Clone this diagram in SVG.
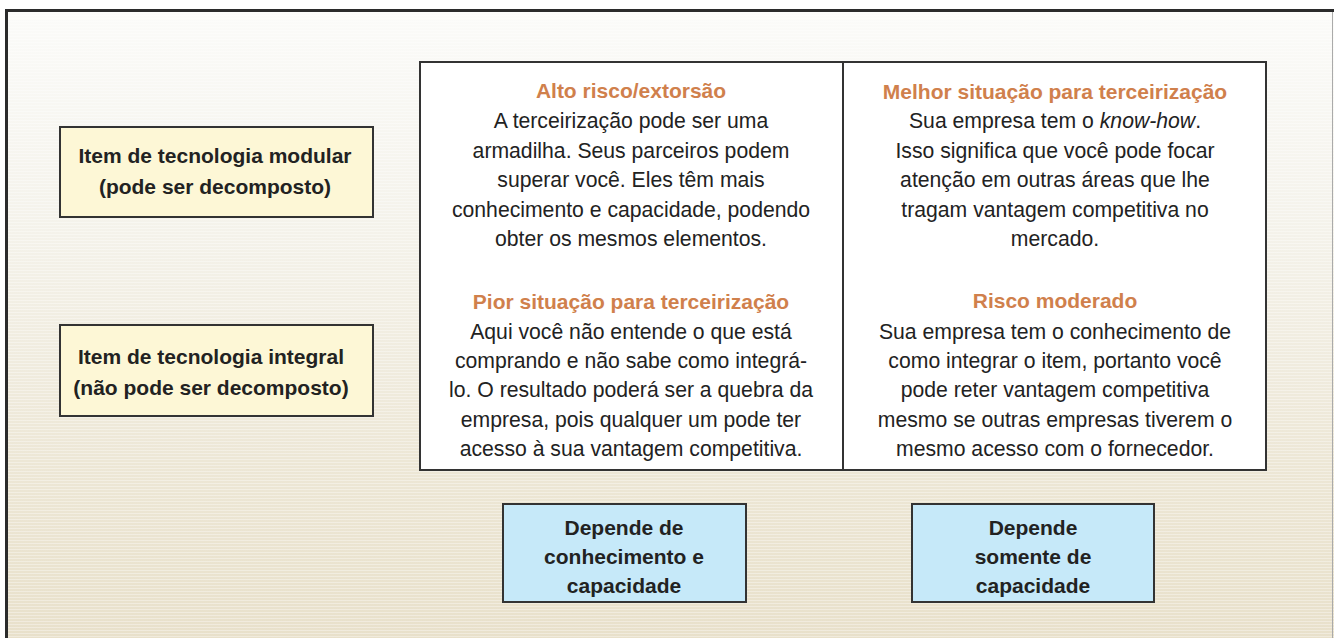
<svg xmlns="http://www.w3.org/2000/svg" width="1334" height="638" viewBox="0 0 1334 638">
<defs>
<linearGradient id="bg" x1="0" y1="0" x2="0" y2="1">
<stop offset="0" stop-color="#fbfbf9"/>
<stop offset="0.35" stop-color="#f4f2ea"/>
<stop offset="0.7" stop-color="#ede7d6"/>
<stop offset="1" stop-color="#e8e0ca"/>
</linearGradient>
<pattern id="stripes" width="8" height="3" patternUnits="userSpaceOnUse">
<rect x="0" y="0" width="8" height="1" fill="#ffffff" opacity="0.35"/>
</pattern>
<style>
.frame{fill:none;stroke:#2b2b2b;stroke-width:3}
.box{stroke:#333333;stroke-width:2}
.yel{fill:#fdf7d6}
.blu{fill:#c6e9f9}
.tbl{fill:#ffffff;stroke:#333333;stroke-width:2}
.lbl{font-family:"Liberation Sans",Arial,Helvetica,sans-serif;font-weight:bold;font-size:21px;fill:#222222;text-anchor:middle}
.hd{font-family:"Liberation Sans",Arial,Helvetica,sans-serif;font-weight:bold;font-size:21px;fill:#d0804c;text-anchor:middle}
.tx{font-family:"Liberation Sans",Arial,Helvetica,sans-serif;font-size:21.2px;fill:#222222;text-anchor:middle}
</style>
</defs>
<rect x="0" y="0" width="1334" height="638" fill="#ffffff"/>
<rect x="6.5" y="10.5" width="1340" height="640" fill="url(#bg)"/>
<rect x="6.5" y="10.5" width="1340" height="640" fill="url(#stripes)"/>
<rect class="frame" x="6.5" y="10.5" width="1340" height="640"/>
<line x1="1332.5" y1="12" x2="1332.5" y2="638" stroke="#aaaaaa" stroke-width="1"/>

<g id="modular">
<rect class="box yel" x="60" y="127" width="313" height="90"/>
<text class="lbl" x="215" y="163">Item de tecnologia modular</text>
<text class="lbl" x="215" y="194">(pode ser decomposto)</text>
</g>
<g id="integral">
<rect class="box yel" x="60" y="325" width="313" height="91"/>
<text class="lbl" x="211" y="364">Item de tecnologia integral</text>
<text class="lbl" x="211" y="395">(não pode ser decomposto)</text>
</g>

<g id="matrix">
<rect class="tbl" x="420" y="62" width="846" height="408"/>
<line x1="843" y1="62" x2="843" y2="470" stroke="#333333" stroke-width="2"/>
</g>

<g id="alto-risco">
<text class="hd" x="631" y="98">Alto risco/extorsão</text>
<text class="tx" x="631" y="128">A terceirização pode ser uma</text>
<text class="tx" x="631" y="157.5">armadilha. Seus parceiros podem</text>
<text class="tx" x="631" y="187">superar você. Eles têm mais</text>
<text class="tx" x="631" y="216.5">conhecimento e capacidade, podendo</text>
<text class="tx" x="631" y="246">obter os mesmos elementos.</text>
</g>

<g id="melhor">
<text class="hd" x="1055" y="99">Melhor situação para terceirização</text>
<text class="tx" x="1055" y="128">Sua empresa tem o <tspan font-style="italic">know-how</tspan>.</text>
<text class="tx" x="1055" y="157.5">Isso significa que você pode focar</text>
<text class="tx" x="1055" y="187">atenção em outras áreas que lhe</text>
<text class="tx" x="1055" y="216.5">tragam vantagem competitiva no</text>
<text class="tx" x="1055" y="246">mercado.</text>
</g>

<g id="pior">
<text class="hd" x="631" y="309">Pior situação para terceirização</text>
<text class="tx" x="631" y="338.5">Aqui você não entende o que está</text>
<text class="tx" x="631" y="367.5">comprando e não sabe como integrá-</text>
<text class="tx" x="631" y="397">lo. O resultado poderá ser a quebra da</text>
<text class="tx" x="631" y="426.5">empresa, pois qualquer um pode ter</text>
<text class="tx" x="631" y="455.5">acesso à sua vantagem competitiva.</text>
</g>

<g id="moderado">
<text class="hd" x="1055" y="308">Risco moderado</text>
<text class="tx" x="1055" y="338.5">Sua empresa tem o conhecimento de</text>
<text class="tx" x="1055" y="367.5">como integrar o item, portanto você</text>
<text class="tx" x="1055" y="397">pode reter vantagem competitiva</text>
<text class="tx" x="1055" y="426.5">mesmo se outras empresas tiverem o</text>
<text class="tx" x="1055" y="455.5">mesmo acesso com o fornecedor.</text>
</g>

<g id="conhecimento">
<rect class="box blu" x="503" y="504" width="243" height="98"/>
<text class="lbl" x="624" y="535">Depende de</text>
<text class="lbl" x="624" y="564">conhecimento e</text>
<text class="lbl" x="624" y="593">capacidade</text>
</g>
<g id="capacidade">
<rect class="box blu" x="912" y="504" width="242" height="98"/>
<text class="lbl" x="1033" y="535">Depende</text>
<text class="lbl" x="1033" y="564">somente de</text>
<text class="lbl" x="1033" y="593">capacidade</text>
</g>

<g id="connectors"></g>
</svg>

## Task requirements
Write the listing out a second time exactly, dropping all images.

## Output of the exercise
Clone this diagram in SVG.
<svg xmlns="http://www.w3.org/2000/svg" width="1334" height="638" viewBox="0 0 1334 638">
<defs>
<linearGradient id="bg" x1="0" y1="0" x2="0" y2="1">
<stop offset="0" stop-color="#fbfbf9"/>
<stop offset="0.35" stop-color="#f4f2ea"/>
<stop offset="0.7" stop-color="#ede7d6"/>
<stop offset="1" stop-color="#e8e0ca"/>
</linearGradient>
<pattern id="stripes" width="8" height="3" patternUnits="userSpaceOnUse">
<rect x="0" y="0" width="8" height="1" fill="#ffffff" opacity="0.35"/>
</pattern>
<style>
.frame{fill:none;stroke:#2b2b2b;stroke-width:3}
.box{stroke:#333333;stroke-width:2}
.yel{fill:#fdf7d6}
.blu{fill:#c6e9f9}
.tbl{fill:#ffffff;stroke:#333333;stroke-width:2}
.lbl{font-family:"Liberation Sans",Arial,Helvetica,sans-serif;font-weight:bold;font-size:21px;fill:#222222;text-anchor:middle}
.hd{font-family:"Liberation Sans",Arial,Helvetica,sans-serif;font-weight:bold;font-size:21px;fill:#d0804c;text-anchor:middle}
.tx{font-family:"Liberation Sans",Arial,Helvetica,sans-serif;font-size:21.2px;fill:#222222;text-anchor:middle}
</style>
</defs>
<rect x="0" y="0" width="1334" height="638" fill="#ffffff"/>
<rect x="6.5" y="10.5" width="1340" height="640" fill="url(#bg)"/>
<rect x="6.5" y="10.5" width="1340" height="640" fill="url(#stripes)"/>
<rect class="frame" x="6.5" y="10.5" width="1340" height="640"/>
<line x1="1332.5" y1="12" x2="1332.5" y2="638" stroke="#aaaaaa" stroke-width="1"/>

<g id="modular">
<rect class="box yel" x="60" y="127" width="313" height="90"/>
<text class="lbl" x="215" y="163">Item de tecnologia modular</text>
<text class="lbl" x="215" y="194">(pode ser decomposto)</text>
</g>
<g id="integral">
<rect class="box yel" x="60" y="325" width="313" height="91"/>
<text class="lbl" x="211" y="364">Item de tecnologia integral</text>
<text class="lbl" x="211" y="395">(não pode ser decomposto)</text>
</g>

<g id="matrix">
<rect class="tbl" x="420" y="62" width="846" height="408"/>
<line x1="843" y1="62" x2="843" y2="470" stroke="#333333" stroke-width="2"/>
</g>

<g id="alto-risco">
<text class="hd" x="631" y="98">Alto risco/extorsão</text>
<text class="tx" x="631" y="128">A terceirização pode ser uma</text>
<text class="tx" x="631" y="157.5">armadilha. Seus parceiros podem</text>
<text class="tx" x="631" y="187">superar você. Eles têm mais</text>
<text class="tx" x="631" y="216.5">conhecimento e capacidade, podendo</text>
<text class="tx" x="631" y="246">obter os mesmos elementos.</text>
</g>

<g id="melhor">
<text class="hd" x="1055" y="99">Melhor situação para terceirização</text>
<text class="tx" x="1055" y="128">Sua empresa tem o <tspan font-style="italic">know-how</tspan>.</text>
<text class="tx" x="1055" y="157.5">Isso significa que você pode focar</text>
<text class="tx" x="1055" y="187">atenção em outras áreas que lhe</text>
<text class="tx" x="1055" y="216.5">tragam vantagem competitiva no</text>
<text class="tx" x="1055" y="246">mercado.</text>
</g>

<g id="pior">
<text class="hd" x="631" y="309">Pior situação para terceirização</text>
<text class="tx" x="631" y="338.5">Aqui você não entende o que está</text>
<text class="tx" x="631" y="367.5">comprando e não sabe como integrá-</text>
<text class="tx" x="631" y="397">lo. O resultado poderá ser a quebra da</text>
<text class="tx" x="631" y="426.5">empresa, pois qualquer um pode ter</text>
<text class="tx" x="631" y="455.5">acesso à sua vantagem competitiva.</text>
</g>

<g id="moderado">
<text class="hd" x="1055" y="308">Risco moderado</text>
<text class="tx" x="1055" y="338.5">Sua empresa tem o conhecimento de</text>
<text class="tx" x="1055" y="367.5">como integrar o item, portanto você</text>
<text class="tx" x="1055" y="397">pode reter vantagem competitiva</text>
<text class="tx" x="1055" y="426.5">mesmo se outras empresas tiverem o</text>
<text class="tx" x="1055" y="455.5">mesmo acesso com o fornecedor.</text>
</g>

<g id="conhecimento">
<rect class="box blu" x="503" y="504" width="243" height="98"/>
<text class="lbl" x="624" y="535">Depende de</text>
<text class="lbl" x="624" y="564">conhecimento e</text>
<text class="lbl" x="624" y="593">capacidade</text>
</g>
<g id="capacidade">
<rect class="box blu" x="912" y="504" width="242" height="98"/>
<text class="lbl" x="1033" y="535">Depende</text>
<text class="lbl" x="1033" y="564">somente de</text>
<text class="lbl" x="1033" y="593">capacidade</text>
</g>

<g id="connectors"></g>
</svg>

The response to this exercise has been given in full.